| Problem |
Everything from the first line of the data below through the line that contains "const wtE = [1, 1, 5.5, 5.5, 7, 3.5, 0];" should be written out exactly, please, and nothing more; the pictures stay out.

| Data segment |
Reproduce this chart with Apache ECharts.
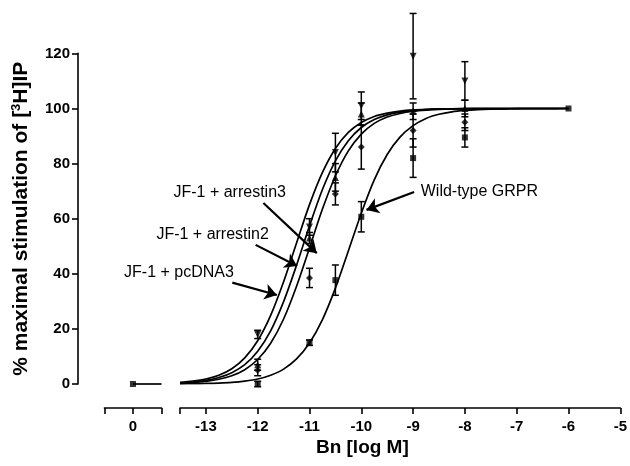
<!DOCTYPE html>
<html><head><meta charset="utf-8">
<script src="https://cdn.jsdelivr.net/npm/echarts@6/dist/echarts.min.js"></script>
<style>html,body{margin:0;padding:0;background:#fff}#c{width:630px;height:466px}</style>
</head><body><div id="c"></div>
<script>
// ---- data ----
const xTickLabels = [-13, -12, -11, -10, -9, -8, -7, -6, -5];
const yTicks = [0, 20, 40, 60, 80, 100, 120];

// measured points (log M) and % response with SEM
const doseX = [-12, -11, -10.5, -10, -9, -8];
const pcdna3Y = [18, 57, 84, 101, 119, 110];
const pcdna3E = [1.5, 3, 7, 5, 15.5, 7];
const arr2Y = [7, 53, 75, 98, 99, 100];
const arr2E = [2, 2, 5, 4, 3, 3];
const arr3Y = [5, 38.5, 69, 86, 92, 95];
const arr3E = [2, 3.5, 4, 8, 6, 3];
const wtX = [-12, -11, -10.5, -10, -9, -8, -6];
const wtY = [0, 15, 37.7, 60.7, 82, 89.5, 100];
const wtE = [1, 1, 5.5, 5.5, 7, 3.5, 0];

// basal (no agonist) shown at 0 on the broken axis
const basalX = [0, 0.55];
const basalY = [0, 0];

// fitted curves
const curveX = [-13.5, -13.25, -13, -12.75, -12.5, -12.25, -12, -11.75, -11.5, -11.25, -11, -10.75, -10.5, -10.25, -10,
  -9.75, -9.5, -9.25, -9, -8.75, -8.5, -8.25, -8, -7.75, -7.5, -7.25, -7, -6.75, -6.5, -6.25, -6];
const pcdna3Curve = [0.59, 1.04, 1.83, 3.2, 5.56, 9.5, 15.7, 24.9, 37.1, 51.2, 65.1, 76.8, 85.5, 91.3, 94.9,
  97.1, 98.3, 99.05, 99.47, 99.7, 99.83, 99.9, 99.95, 99.97, 99.98, 99.99, 100, 100, 100, 100, 100];
const arr2Curve = [0.43, 0.75, 1.33, 2.34, 4.1, 7.0, 11.9, 19.3, 29.9, 43.1, 57.4, 70.6, 81.0, 88.3, 93.1,
  96.0, 97.7, 98.7, 99.26, 99.58, 99.77, 99.87, 99.93, 99.96, 99.98, 99.99, 100, 100, 100, 100, 100];
const arr3Curve = [0.31, 0.55, 0.97, 1.71, 3.0, 5.2, 8.9, 14.8, 23.6, 35.5, 49.4, 63.5, 75.5, 84.6, 90.7,
  94.6, 96.9, 98.2, 99.0, 99.43, 99.68, 99.82, 99.9, 99.94, 99.97, 99.98, 99.99, 100, 100, 100, 100];
const wtCurve = [0.07, 0.11, 0.2, 0.35, 0.6, 1.06, 1.8, 3.2, 5.4, 9.1, 14.9, 23.4, 34.8, 48.3, 62,
  74.1, 83.3, 89.7, 93.8, 96.4, 97.9, 98.8, 99.3, 99.6, 99.77, 99.87, 99.93, 99.96, 99.98, 99.99, 100];

// annotations: label, text centre, arrow start, arrow tip (data coords)
const labels = ['JF-1 + arrestin3', 'JF-1 + arrestin2', 'JF-1 + pcDNA3', 'Wild-type GRPR'];
const labelPos = [[-12.54, 69.3], [-12.87, 54.1], [-13.52, 40.6], [-7.72, 70]];
const arrowFrom = [[-11.89, 65.7], [-12.04, 50.5], [-12.49, 36.8], [-8.98, 69.7]];
const arrowTo = [[-10.86, 47.5], [-11.24, 42.8], [-11.63, 32.3], [-9.90, 63.2]];

const FONT = "'Liberation Sans', Arial, Helvetica, sans-serif";
const chart = echarts.init(document.getElementById('c'), null, {renderer: 'canvas'});

function pairs(xs, ys) { return xs.map((x, i) => [x, ys[i]]); }
function errs(xs, ys, es) {
  const out = [];
  xs.forEach((x, i) => { if (es[i] > 0) out.push([x, ys[i] - es[i], ys[i] + es[i]]); });
  return out;
}
function errRender(params, api) {
  const x = api.value(0), lo = api.value(1), hi = api.value(2);
  const p1 = api.coord([x, hi]), p2 = api.coord([x, lo]);
  const w = 3.5;
  const style = {stroke: '#000', lineWidth: 1.5, fill: null};
  return {type: 'group', children: [
    {type: 'line', shape: {x1: p1[0], y1: p1[1], x2: p2[0], y2: p2[1]}, style: style},
    {type: 'line', shape: {x1: p1[0] - w, y1: p1[1], x2: p1[0] + w, y2: p1[1]}, style: style},
    {type: 'line', shape: {x1: p2[0] - w, y1: p2[1], x2: p2[0] + w, y2: p2[1]}, style: style}
  ]};
}

const lineStyle = {color: '#000', width: 1.7};
function curveSeries(name, ys, extra) {
  return Object.assign({
    name: name, type: 'line', xAxisIndex: 1, yAxisIndex: 1,
    data: pairs(curveX, ys), smooth: 0.3,
    showSymbol: false, symbol: 'none', lineStyle: lineStyle, silent: true, z: 2
  }, extra || {});
}
function pointSeries(name, xs, ys, symbol, size, rotate) {
  return {name: name + ' pts', type: 'scatter', xAxisIndex: 1, yAxisIndex: 1,
    data: pairs(xs, ys), symbol: symbol, symbolSize: size, symbolRotate: rotate || 0,
    itemStyle: {color: '#000'}, silent: true, z: 4, clip: false};
}
function errSeries(name, xs, ys, es) {
  return {name: name + ' err', type: 'custom', xAxisIndex: 1, yAxisIndex: 1,
    data: errs(xs, ys, es), renderItem: errRender, encode: {x: 0, y: [1, 2]},
    clip: false, silent: true, z: 3};
}

const gridTop = 53.4, gridBottom = 82;
const axisLineStyle = {color: '#000', width: 1.6};
const tickLabel = {color: '#000', fontFamily: FONT, fontWeight: 'bold', fontSize: 15};

const option = {
  animation: false,
  backgroundColor: '#fff',
  grid: [
    {left: 104.4, width: 57.1, top: gridTop, bottom: gridBottom},
    {left: 180, width: 440.3, top: gridTop, bottom: gridBottom}
  ],
  xAxis: [
    {type: 'value', gridIndex: 0, min: -0.55, max: 0.55, position: 'bottom', offset: 24,
     axisLine: {show: true, onZero: false, lineStyle: axisLineStyle},
     axisTick: {show: true, length: 6, lineStyle: axisLineStyle, customValues: [-0.55, 0, 0.55]},
     axisLabel: Object.assign({margin: 11, customValues: [0]}, tickLabel),
     splitLine: {show: false}},
    {type: 'value', gridIndex: 1, min: -13.5, max: -5, position: 'bottom', offset: 24,
     axisLine: {show: true, onZero: false, lineStyle: axisLineStyle},
     axisTick: {show: true, length: 6, lineStyle: axisLineStyle,
       customValues: [-13.5].concat(xTickLabels)},
     axisLabel: Object.assign({margin: 11, customValues: xTickLabels}, tickLabel),
     splitLine: {show: false}}
  ],
  yAxis: [
    {type: 'value', gridIndex: 0, min: 0, max: 120, interval: 20, position: 'left', offset: 26.4,
     axisLine: {show: true, onZero: false, lineStyle: axisLineStyle},
     axisTick: {show: true, length: 6, lineStyle: axisLineStyle, customValues: yTicks},
     axisLabel: Object.assign({margin: 8, customValues: yTicks}, tickLabel),
     splitLine: {show: false},
     name: '% maximal stimulation of [{sup|3}H]IP', nameLocation: 'middle', nameGap: 45,
     nameTextStyle: {color: '#000', fontFamily: FONT, fontWeight: 'bold', fontSize: 21,
       rich: {sup: {fontFamily: FONT, fontWeight: 'bold', fontSize: 13, padding: [0, 0, 10, 0]}}}},
    {type: 'value', gridIndex: 1, min: 0, max: 120, interval: 20, show: false}
  ],
  series: [
    // basal panel
    {name: 'basal line', type: 'line', xAxisIndex: 0, yAxisIndex: 0, data: pairs(basalX, basalY),
     showSymbol: false, symbol: 'none', lineStyle: lineStyle, silent: true, clip: false},
    {name: 'basal pt', type: 'scatter', xAxisIndex: 0, yAxisIndex: 0, data: [[basalX[0], basalY[0]]],
     symbol: 'rect', symbolSize: 6, itemStyle: {color: '#000'}, silent: true, clip: false},
    // curves
    curveSeries('JF-1 + pcDNA3', pcdna3Curve),
    curveSeries('JF-1 + arrestin2', arr2Curve),
    curveSeries('JF-1 + arrestin3', arr3Curve),
    curveSeries('Wild-type GRPR', wtCurve, {
      markLine: {silent: true, symbol: ['none', 'arrow'], symbolSize: 12, animation: false,
        label: {show: false}, lineStyle: {color: '#000', width: 2.2, type: 'solid'},
        data: arrowFrom.map((f, i) => [{coord: f}, {coord: arrowTo[i]}])}
    }),
    // error bars
    errSeries('JF-1 + pcDNA3', doseX, pcdna3Y, pcdna3E),
    errSeries('JF-1 + arrestin2', doseX, arr2Y, arr2E),
    errSeries('JF-1 + arrestin3', doseX, arr3Y, arr3E),
    errSeries('Wild-type GRPR', wtX, wtY, wtE),
    // points
    pointSeries('JF-1 + pcDNA3', doseX, pcdna3Y, 'triangle', 7, 180),
    pointSeries('JF-1 + arrestin2', doseX, arr2Y, 'triangle', 7, 0),
    pointSeries('JF-1 + arrestin3', doseX, arr3Y, 'diamond', 7, 0),
    pointSeries('Wild-type GRPR', wtX, wtY, 'rect', 6, 0)
  ]
};
chart.setOption(option);

// annotation texts and x-axis title positioned through the axes
const finder = {xAxisIndex: 1, yAxisIndex: 1};
const graphics = labels.map((t, i) => {
  const p = chart.convertToPixel(finder, labelPos[i]);
  return {type: 'text', x: p[0], y: p[1], silent: true,
    style: {text: t, fill: '#000', font: '16px ' + FONT, textAlign: 'center', textVerticalAlign: 'middle'}};
});
const leftEnd = chart.convertToPixel({xAxisIndex: 0}, -0.55);
const rightEnd = chart.convertToPixel({xAxisIndex: 1}, -5);
const axisY = chart.convertToPixel({yAxisIndex: 1}, 0) + 24;
graphics.push({type: 'text', x: (leftEnd + rightEnd) / 2, y: axisY + 40, silent: true,
  style: {text: 'Bn [log M]', fill: '#000', font: 'bold 19px ' + FONT, textAlign: 'center', textVerticalAlign: 'middle'}});
chart.setOption({graphic: graphics});
</script>
</body></html>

| Response |
Reproduce this chart with Apache ECharts.
<!DOCTYPE html>
<html><head><meta charset="utf-8">
<script src="https://cdn.jsdelivr.net/npm/echarts@6/dist/echarts.min.js"></script>
<style>html,body{margin:0;padding:0;background:#fff}#c{width:630px;height:466px}</style>
</head><body><div id="c"></div>
<script>
// ---- data ----
const xTickLabels = [-13, -12, -11, -10, -9, -8, -7, -6, -5];
const yTicks = [0, 20, 40, 60, 80, 100, 120];

// measured points (log M) and % response with SEM
const doseX = [-12, -11, -10.5, -10, -9, -8];
const pcdna3Y = [18, 57, 84, 101, 119, 110];
const pcdna3E = [1.5, 3, 7, 5, 15.5, 7];
const arr2Y = [7, 53, 75, 98, 99, 100];
const arr2E = [2, 2, 5, 4, 3, 3];
const arr3Y = [5, 38.5, 69, 86, 92, 95];
const arr3E = [2, 3.5, 4, 8, 6, 3];
const wtX = [-12, -11, -10.5, -10, -9, -8, -6];
const wtY = [0, 15, 37.7, 60.7, 82, 89.5, 100];
const wtE = [1, 1, 5.5, 5.5, 7, 3.5, 0];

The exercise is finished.